When designing a project, Scott Weston always injects individuality. ‘I’m intuitive about incorporating colour, pattern and decoration into a home. To me, it’s just a gut instinct. I come up with a set of rules and ideas of how I want spaces to be representative and how they connect.’

While his many years of architecture have stood him in good stead, he knows the process runs smoothly due to the team behind him.

‘I’m only as good as the people I have around me,’ he says. ‘I have a great stable of builders and artisans. This enables me to push the boundaries and deliver things above and beyond people’s expectations.’

Home palette

A two-year collaboration between Scott Weston and Wattyl established a custom colour palette made specifically for Villa Carmelina. ‘I said to the Wattyl team, I want your paint but I actually want to create my own custom twelve colours. I need to find something specific for my home”,’ recalls Scott. 
The twelve colours in tones of grey, pink, yellow and lilac have a continuous thread from the entry through to the converted stables at the rear. The project used Wattyl’s I.D Advanced Ultra Low VOC interior paint with less than 1g of VOCs per litre. It can be custom-matched to any colour.
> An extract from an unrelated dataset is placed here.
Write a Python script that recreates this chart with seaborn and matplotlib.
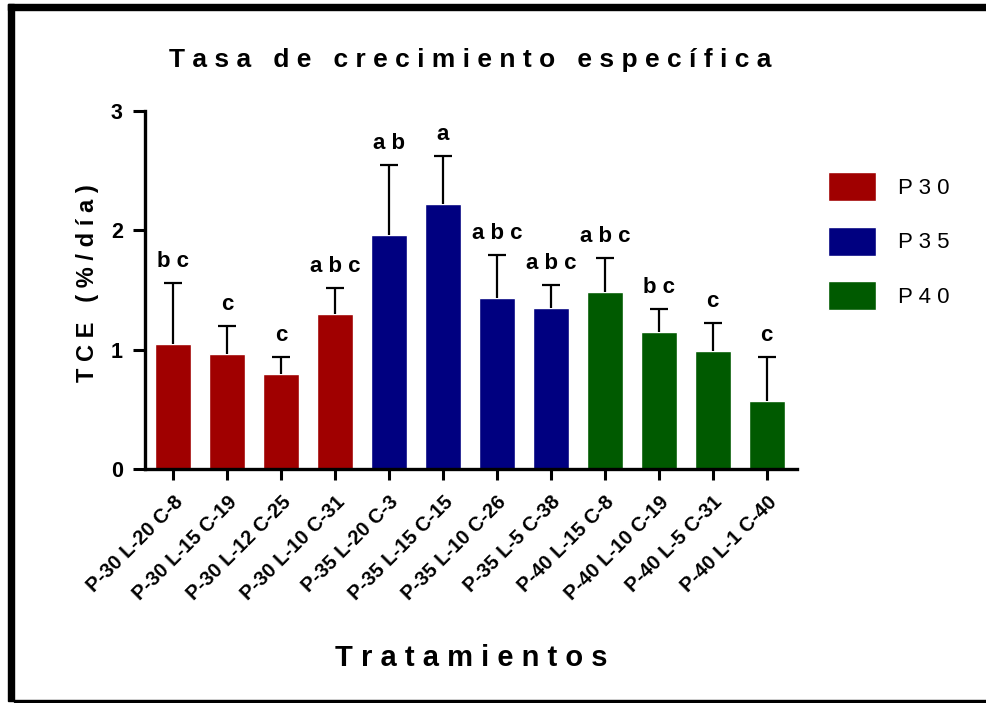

How to work with an architect

When an architect and builder work together, there may be different points of view. Tension and clashes can cause time delays and even financial losses. So what are some tips that will help this process run seamlessly? Scott suggests:

• You need a good communication dialogue between the team, the architect and the client on a daily or weekly basis. He tends to go to site every week and hold formal site meetings.
• Quality contract documentation is essential. There has to be a certain level of discussion about the contract documents, what you’re trying to achieve, and the buildability of the architect’s drawings.
• Speak up. If a builder has a better way to achieve a result, respect that – as long as it looks the way it is designed. It’s a collaborative process. Egos are left at the door because you have to work with a tight team.
• Trust each other. By trusting one another, you end up with a result that’s above and beyond everyone’s expectations.